Luego, tras almorzar en el restaurante Kümeu illaf; con los más de 20 afiches a color que imprimimos en la Municipalidad, comenzamos una práctica de regreso, volver a encontrarse con los rostros familiares de nuestras caminatas anteriores para entregar los afiches y solicitar su difusión. Fueron recibidos, pensamos, por nuestro caminar, hablar, escuchar, establecer un diálogo que concretara nuestra presencia en Los Álamos con un material tangible. Su acogida da señas de que hemos logrado establecer una comunicación, a pesar de los resultados de nuestra jornada.
Uno de nuestros compañeros buscó por varios días un barbero que afeite con navaja. Preguntamos en varios locales y había recuerdos del oficio, pero poca claridad si alguien lo ejercía aún en esta zona, pues sabían dónde estaban las peluquerías, no así una barbería. Otras personas nos señalaban que el barbero se había marchado. No fue hasta conversar con un chofer de colectivo que dimos con el lugar, el cual estaba bastante cerca del centro.
No es de extrañar, la barbería es azul. La clientela es amplia dado que al parecer, es cierto que los barberos han ido despareciendo de Los Álamos. No así Nicolás, quien lleva ejerciendo el oficio desde hace más de dos años. Y Nicolás tiene 20. Después de estudiar dos años, decide quedarse en Los Álamos y comprarse sus equipos con sus ahorros, “máquina por máquina”, dice. Su bisabuelo también era barbero. De él quedan algunas herencias, algunas a la vista, otras escondidas en una habitación. La más notoria; la silla de su bisabuelo de fines del siglo XIX. Otra reliquia, un pequeño frasco teñido por el siglo: ¿qué es?, pregunta. Hay que observarlo, pero su forma de salero antiguo da la pista. “¿El guarda-talco?”, entre sonrisas; asiente… sonrisa entre el acierto y que, seguramente, ese no es su nombre.

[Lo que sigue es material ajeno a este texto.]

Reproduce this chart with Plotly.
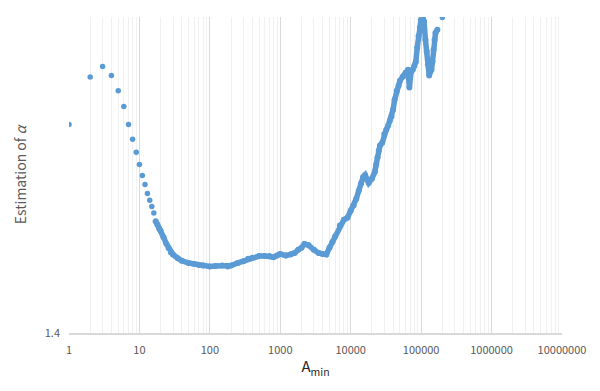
import plotly.graph_objects as go

# Sparse region: integer A_min values
a_sparse = list(range(1, 17))
alpha_sparse = [1.796, 1.886, 1.906, 1.889, 1.860, 1.830, 1.796, 1.768, 1.743, 1.720,
                1.699, 1.682, 1.665, 1.652, 1.640, 1.628]

# Dense region
a_dense = [17, 18, 19, 20, 22, 24, 26, 28, 30, 35, 40, 50, 60, 70, 80, 100, 120, 150, 180, 200,
           250, 300, 350, 400, 500, 600, 700, 800, 900, 1000, 1200, 1400, 1600, 1800, 2000,
           2200, 2500, 3000, 3500, 4000, 4500, 5000, 5500, 6000, 7000, 8000, 9000, 10000,
           11000, 12000, 13000, 14000, 15000, 16000, 17000, 18000, 20000, 22000, 23000, 24000,
           25000, 26000, 28000, 30000, 32000, 34000, 36000, 38000, 40000, 42000, 45000, 48000,
           50000, 55000, 60000, 65000, 68000, 72000, 76000, 80000, 84000, 88000, 92000, 96000,
           100000, 105000, 110000, 115000, 120000, 125000, 130000, 135000, 140000, 145000,
           150000, 155000, 160000, 170000]
alpha_dense = [1.612, 1.606, 1.599, 1.594, 1.582, 1.570, 1.561, 1.553, 1.549, 1.542, 1.537,
               1.533, 1.531, 1.529, 1.528, 1.5265, 1.527, 1.528, 1.5265, 1.528,
               1.533, 1.536, 1.541, 1.543, 1.546, 1.546, 1.546, 1.544, 1.547, 1.550, 1.547,
               1.549, 1.552, 1.558, 1.562, 1.569, 1.567, 1.558, 1.552, 1.550, 1.549, 1.562,
               1.573, 1.583, 1.604, 1.615, 1.619, 1.632, 1.642, 1.655, 1.670, 1.684, 1.696,
               1.700, 1.691, 1.685, 1.693, 1.706, 1.720, 1.733, 1.746, 1.756, 1.761, 1.778,
               1.786, 1.794, 1.803, 1.811, 1.824, 1.843, 1.860, 1.870, 1.879, 1.887, 1.894,
               1.900, 1.866, 1.896, 1.900, 1.907, 1.915, 1.942, 1.964, 1.980, 1.995, 2.001,
               1.991, 1.957, 1.934, 1.910, 1.889, 1.896, 1.900, 1.915, 1.938, 1.957, 1.970,
               1.976]

# Isolated points near the top
a_iso = [200000]
alpha_iso = [1.999]

x_ticks = [1, 10, 100, 1000, 10000, 100000, 1000000, 10000000]
x_tick_labels = ["1", "10", "100", "1000", "10000", "100000", "1000000", "10000000"]
y_ticks = [1.4]
y_tick_labels = ["1.4"]

minor_vals = [m * 10 ** d for d in range(0, 7) for m in range(2, 10)]

BLUE = "#5B9BD5"
FONT = "Noto Sans CJK KR"

fig = go.Figure()
fig.add_trace(go.Scatter(x=a_dense, y=alpha_dense, mode="lines+markers",
                         line=dict(color=BLUE, width=5.5),
                         marker=dict(color=BLUE, size=6), showlegend=False))
fig.add_trace(go.Scatter(x=a_sparse, y=alpha_sparse, mode="markers",
                         marker=dict(color=BLUE, size=5.5), showlegend=False))
fig.add_trace(go.Scatter(x=a_iso, y=alpha_iso, mode="markers",
                         marker=dict(color=BLUE, size=5.5), showlegend=False))

fig.update_layout(
    width=600, height=391,
    margin=dict(l=69, r=38, t=17, b=58),
    paper_bgcolor="white", plot_bgcolor="white",
    font=dict(family=FONT, color="#595959", size=11),
    xaxis=dict(
        type="log", range=[0, 7],
        tickmode="array", tickvals=x_ticks, ticktext=x_tick_labels,
        showgrid=True, gridcolor="#d9d9d9", gridwidth=1,
        minor=dict(tickmode="array", tickvals=minor_vals, showgrid=True,
                   gridcolor="#f0f0f0", gridwidth=1, ticks=""),
        showline=True, linecolor="#d9d9d9", linewidth=1.5,
        zeroline=False, ticks="", ticklabelstandoff=6,
        tickfont=dict(size=11, color="#595959"),
        title=dict(text="A<sub>min</sub>", font=dict(size=15, color="#262626"), standoff=6),
    ),
    yaxis=dict(
        range=[1.4, 2.0],
        tickmode="array", tickvals=y_ticks, ticktext=y_tick_labels,
        showgrid=False, zeroline=False, showline=False, ticks="",
        ticklabelstandoff=8,
        tickfont=dict(size=11, color="#595959"),
        title=dict(text="Estimation of <i>α</i>", font=dict(size=14, color="#595959"), standoff=14),
    ),
)

fig.write_html("out.html")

Primero es una máquina de vapor para abrir los poros y dar permiso a la navaja; luego la crema, por último el filo deslizándose por la piel. Mira con detención, como si la piel fuese otro territorio ajeno por dónde cruzar; su propia Residencia. En sus pausas, logramos preguntarle si era de Los Álamos, dijo que sí, aunque estudiaba en Concepción, pero que su deseo era estar en la comuna. Le preguntamos también cómo percibía la vida cultural en el territorio, a lo cual responde que, si bien hay hartas actividades locales como celebraciones, faltan actividades más fijas, concretas, diferentes. Hay una sensación de algo efímero, y quizás él se opone a esa intermitencia con rescatar la memoria de su bisabuelo, ejerciendo su oficio, usando algunos de sus propios elementos.
Tras la barba; el bigote, lo cual requiere de la máquina de vapor una vez más. Lo hace lentamente, porque es la zona más complicada, dice, y en su mirada se percibe concentración. La navaja cae con cautela. Tras el enjuague, el anacrónico aroma del aftershave, versión cremosa, conversamos sobre nuestro proyecto, ante lo cual responde que es una experiencia distinta y nos recomienda, como lo han hecho otras personas jóvenes, el uso de redes sociales. Intercambiamos afiches; nosotros tenemos la de su barbería, él la de nuestra convocatoria.
Más adelante hablaremos de lo que ocurrió hoy, sábado 18, día en que cerramos por el momento nuestra bitácora. Contar, por ejemplo, nuestro encuentro con Julia Toloza y su madre de 98 años, ambas residentes de Antihuala, a quienes visitamos hoy. La postal que dejamos son nuevos fragmentos en nuestra ruta; Chacay, oro, junto a una cocina a leña de la cual la señora Julia saca una gran bandeja, a las cinco de la tarde, de chuletas de cerdo y longanizas hechas en casa.
No hace falta decir que develar el alimento es ser aceptado en la casa. No es ser tratado como alguien de paso, pues comer y conversar requieren tiempo; tiempo que transcurre ante la comida. Es entender maneras de diálogo; acercarse. Hay quienes podrían pensar que este largo camino por calles pequeñas, estas comidas, relaciones, no ingresan al registro del arte, de lo contemporáneo, del trabajo en comunidad. Debemos disentir. Así como la Lawentuchefe nos enseñó el permiso de las aguas —enseñanza que queda grabada en esta ruta— el trabajo en nuestra curvilínea es entrar en un contacto íntimo desde la escucha con el otro, sin dejarlo atrás, porque esa conversación es la que nos entrega los primeros conocimientos del territorio y lo que éste rescata, valora, rechaza, silencia, olvida o trata aún de olvidar.